* START RECORDED DATA *
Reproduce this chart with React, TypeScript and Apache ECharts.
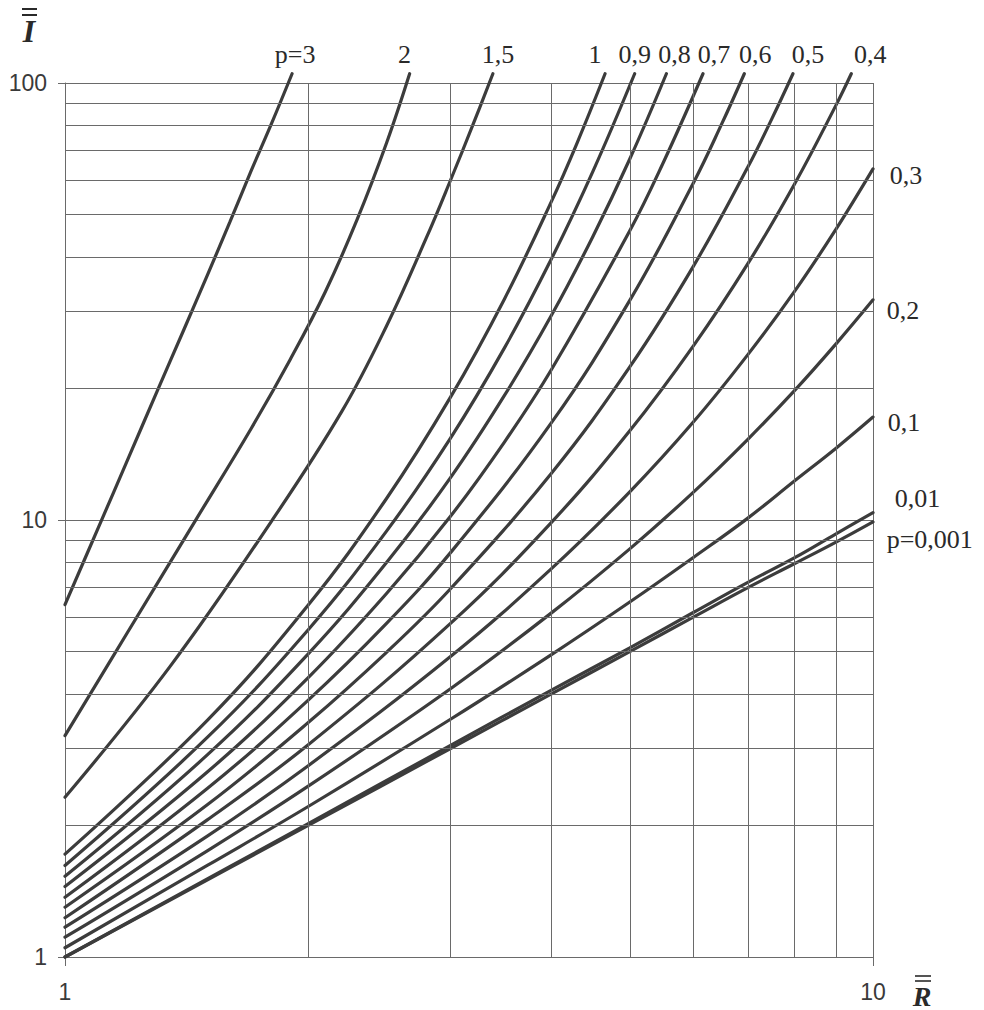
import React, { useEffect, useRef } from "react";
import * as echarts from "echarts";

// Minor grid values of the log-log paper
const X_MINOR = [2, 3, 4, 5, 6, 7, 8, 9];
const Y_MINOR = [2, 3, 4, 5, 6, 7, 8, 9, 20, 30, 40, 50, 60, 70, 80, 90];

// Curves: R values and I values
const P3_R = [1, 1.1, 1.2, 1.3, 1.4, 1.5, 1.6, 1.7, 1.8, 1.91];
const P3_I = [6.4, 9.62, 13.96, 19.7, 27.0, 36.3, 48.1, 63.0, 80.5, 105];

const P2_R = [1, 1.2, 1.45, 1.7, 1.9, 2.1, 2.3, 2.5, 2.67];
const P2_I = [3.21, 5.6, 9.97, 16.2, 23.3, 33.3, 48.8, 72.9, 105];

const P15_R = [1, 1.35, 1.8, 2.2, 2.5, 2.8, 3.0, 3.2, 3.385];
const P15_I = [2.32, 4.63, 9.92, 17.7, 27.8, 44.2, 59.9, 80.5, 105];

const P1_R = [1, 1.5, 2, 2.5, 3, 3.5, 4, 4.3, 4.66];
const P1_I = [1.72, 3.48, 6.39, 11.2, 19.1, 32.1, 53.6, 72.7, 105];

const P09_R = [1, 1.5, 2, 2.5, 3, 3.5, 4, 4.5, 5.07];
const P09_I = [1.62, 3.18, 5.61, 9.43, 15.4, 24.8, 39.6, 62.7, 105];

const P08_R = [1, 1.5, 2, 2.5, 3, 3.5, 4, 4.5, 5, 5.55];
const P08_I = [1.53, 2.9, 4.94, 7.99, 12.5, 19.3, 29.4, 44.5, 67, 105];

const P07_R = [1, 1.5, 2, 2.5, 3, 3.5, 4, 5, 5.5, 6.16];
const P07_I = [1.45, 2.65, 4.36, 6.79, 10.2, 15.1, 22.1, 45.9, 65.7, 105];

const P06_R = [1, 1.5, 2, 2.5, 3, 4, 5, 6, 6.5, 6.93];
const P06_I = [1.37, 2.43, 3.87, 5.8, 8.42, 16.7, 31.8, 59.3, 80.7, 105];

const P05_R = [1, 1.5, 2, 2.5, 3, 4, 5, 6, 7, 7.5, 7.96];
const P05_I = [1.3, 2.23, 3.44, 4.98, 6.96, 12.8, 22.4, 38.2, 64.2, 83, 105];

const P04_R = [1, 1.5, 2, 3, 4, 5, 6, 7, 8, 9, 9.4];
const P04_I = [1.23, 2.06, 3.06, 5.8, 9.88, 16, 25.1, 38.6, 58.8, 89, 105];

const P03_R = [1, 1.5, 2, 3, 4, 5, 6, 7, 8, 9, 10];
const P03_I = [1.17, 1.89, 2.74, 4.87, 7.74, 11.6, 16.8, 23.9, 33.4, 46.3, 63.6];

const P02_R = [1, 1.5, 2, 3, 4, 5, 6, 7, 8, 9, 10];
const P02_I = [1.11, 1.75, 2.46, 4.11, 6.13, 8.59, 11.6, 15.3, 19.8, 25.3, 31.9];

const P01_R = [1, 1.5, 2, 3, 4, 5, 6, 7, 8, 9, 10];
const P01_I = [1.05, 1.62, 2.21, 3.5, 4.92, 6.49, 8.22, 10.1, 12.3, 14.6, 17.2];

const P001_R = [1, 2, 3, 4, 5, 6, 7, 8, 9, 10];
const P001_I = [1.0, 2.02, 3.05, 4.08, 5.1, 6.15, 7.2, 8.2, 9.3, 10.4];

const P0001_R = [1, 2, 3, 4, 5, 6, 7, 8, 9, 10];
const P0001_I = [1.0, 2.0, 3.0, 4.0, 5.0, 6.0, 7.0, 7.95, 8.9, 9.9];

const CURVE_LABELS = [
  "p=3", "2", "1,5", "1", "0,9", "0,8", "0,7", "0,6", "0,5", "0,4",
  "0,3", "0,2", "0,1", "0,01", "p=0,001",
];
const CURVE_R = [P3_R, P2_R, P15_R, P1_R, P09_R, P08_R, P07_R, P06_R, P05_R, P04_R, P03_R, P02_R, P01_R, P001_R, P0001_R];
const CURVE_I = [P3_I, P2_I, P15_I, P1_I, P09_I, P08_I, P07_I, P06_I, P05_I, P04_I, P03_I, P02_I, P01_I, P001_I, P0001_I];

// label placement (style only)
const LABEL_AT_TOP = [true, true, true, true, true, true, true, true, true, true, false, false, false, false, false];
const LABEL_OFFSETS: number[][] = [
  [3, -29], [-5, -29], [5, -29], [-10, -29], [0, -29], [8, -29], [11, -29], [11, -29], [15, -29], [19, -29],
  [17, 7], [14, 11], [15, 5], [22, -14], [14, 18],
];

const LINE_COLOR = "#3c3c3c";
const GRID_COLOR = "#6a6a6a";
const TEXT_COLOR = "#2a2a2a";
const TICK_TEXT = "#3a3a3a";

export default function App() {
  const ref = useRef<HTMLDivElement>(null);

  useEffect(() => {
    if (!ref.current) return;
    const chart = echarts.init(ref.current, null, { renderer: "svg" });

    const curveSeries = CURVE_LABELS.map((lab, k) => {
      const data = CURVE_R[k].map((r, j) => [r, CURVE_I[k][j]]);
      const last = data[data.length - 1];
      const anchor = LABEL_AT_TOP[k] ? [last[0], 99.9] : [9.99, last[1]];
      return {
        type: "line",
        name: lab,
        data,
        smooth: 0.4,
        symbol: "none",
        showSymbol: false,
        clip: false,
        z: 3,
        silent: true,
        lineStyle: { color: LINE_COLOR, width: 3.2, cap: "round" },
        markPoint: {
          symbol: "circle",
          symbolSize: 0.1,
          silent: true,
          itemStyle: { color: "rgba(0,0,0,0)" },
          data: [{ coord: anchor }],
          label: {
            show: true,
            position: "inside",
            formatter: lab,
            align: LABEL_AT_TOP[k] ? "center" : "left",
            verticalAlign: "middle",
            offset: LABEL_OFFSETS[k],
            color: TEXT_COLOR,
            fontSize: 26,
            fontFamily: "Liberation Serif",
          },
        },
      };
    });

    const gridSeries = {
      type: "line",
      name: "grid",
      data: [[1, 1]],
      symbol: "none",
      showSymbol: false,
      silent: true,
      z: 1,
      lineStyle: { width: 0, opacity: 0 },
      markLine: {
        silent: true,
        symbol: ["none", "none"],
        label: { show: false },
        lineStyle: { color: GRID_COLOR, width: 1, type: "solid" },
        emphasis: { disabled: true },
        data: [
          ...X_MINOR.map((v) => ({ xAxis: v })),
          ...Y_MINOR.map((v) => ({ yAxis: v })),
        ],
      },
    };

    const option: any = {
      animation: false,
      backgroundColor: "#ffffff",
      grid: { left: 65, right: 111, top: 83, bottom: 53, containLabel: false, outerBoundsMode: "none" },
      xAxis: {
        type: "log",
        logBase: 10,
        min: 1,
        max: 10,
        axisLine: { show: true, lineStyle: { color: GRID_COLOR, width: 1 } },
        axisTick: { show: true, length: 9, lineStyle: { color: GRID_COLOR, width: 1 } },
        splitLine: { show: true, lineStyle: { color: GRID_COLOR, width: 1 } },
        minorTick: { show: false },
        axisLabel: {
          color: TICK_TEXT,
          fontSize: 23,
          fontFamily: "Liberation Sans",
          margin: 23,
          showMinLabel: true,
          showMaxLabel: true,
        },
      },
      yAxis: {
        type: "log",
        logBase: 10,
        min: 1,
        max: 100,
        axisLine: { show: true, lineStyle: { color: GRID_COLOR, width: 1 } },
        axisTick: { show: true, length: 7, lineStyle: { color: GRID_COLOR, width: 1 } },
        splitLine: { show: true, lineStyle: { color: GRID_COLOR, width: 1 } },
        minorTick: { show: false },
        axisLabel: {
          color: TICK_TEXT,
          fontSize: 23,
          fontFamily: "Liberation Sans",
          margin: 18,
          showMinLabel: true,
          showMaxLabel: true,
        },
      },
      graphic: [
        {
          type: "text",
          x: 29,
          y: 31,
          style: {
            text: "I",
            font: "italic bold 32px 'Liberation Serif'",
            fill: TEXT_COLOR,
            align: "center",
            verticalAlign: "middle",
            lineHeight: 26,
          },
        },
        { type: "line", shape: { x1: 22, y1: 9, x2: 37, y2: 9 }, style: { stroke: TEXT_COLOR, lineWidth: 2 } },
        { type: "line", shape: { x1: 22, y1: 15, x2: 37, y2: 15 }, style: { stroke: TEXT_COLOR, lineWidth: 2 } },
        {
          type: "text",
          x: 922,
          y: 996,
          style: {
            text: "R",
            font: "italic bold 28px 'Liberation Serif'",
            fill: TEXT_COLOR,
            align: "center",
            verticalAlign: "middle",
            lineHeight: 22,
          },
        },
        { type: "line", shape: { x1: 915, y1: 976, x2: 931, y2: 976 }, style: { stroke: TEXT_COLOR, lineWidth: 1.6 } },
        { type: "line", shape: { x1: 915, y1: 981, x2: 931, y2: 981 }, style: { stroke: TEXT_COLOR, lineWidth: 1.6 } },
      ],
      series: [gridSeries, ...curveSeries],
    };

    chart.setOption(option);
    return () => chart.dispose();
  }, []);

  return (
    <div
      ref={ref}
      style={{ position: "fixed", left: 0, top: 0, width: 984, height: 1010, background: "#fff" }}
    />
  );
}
* END RECORDED DATA *
**WHAT THE EXERCISE ASKS**. Write out each line of the listing above, exactly, from its first line to the line holding "import * as", inclusive. Skip the pictures.

**FINAL RESULT**.
Reproduce this chart with React, TypeScript and Apache ECharts.
import React, { useEffect, useRef } from "react";
import * as echarts from "echarts";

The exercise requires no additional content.